Uganda’s government chief whip Ruth Nankabirwa said Uganda’s constitution states that there must be at least 30% of women in Parliament.

“There are also interest groups represented in Parliament, such as youth, people with disability and workers.

“For each of these groups, there must be a female representative.

“You have to make strategic interventions, as nobody will hand it to you on a silver platter.”

Nankabirwa was speaking at a question-and-answer session at the International Conference on Women in Politics 2017 at the Putra World Trade Centre today.

Nankabirwa was asked by a participant on Uganda’s strategy to increase women’s participation in politics.

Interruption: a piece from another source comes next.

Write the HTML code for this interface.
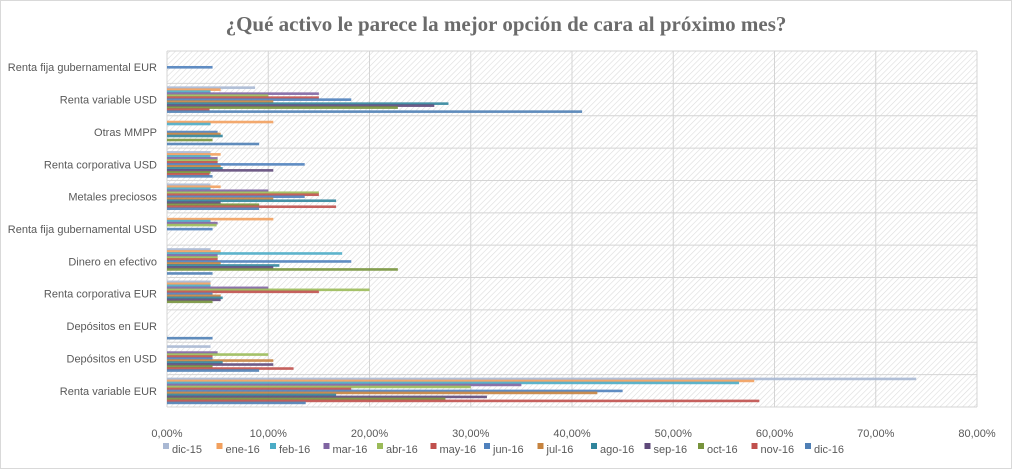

Prime Minister Najib Razak earlier spoke about reserving 30% of places in the Senate to women. He recently said the government would “name and shame” public-listed companies that have no female board members from next year.

Present at the conference were National Council of Women’s Organisations (NCWO) president Sharifah Hapsah Syed Hasan Shahabudin, United Nations women regional director for Asia and the Pacific Dr Miwa Kato, Deputy Women, Family and Community Development Minister Azizah Mohd Dun, Kyrgyzstan Forum of Women’s NGOs president Dr Nurgul Djanaeva, and the Governor of Ramallah and Al-Bireh in Palestine Dr Laila Ghannam.

Nankabirwa said Uganda practises an affirmative action policy to groom more confident and articulate women into politics.

It was introduced by President Yoweri Museveni’s administration in 1986 and has seen a number of women in political leadership.

Aside from female MPs, Nankabirwa said women held 31 of 77 ministerial positions in the government, holding such important portfolios as education; health; works and transport; energy and human resources; land, housing and urban development; and trade and industry.

She said Uganda’s constitution had guided law reforms to promote gender equality, with a number of laws enacted, such as the Domestic Violence Act, as well as the Prevention of Trafficking in Persons Act.

She also said Uganda’s constitution had several sections which banned discrimination based on sex.

The country, she said, had also ratified key important conventions, such as those on the elimination of all forms of discrimination against women.

She said in the past, Uganda even had women generals during its liberation struggle.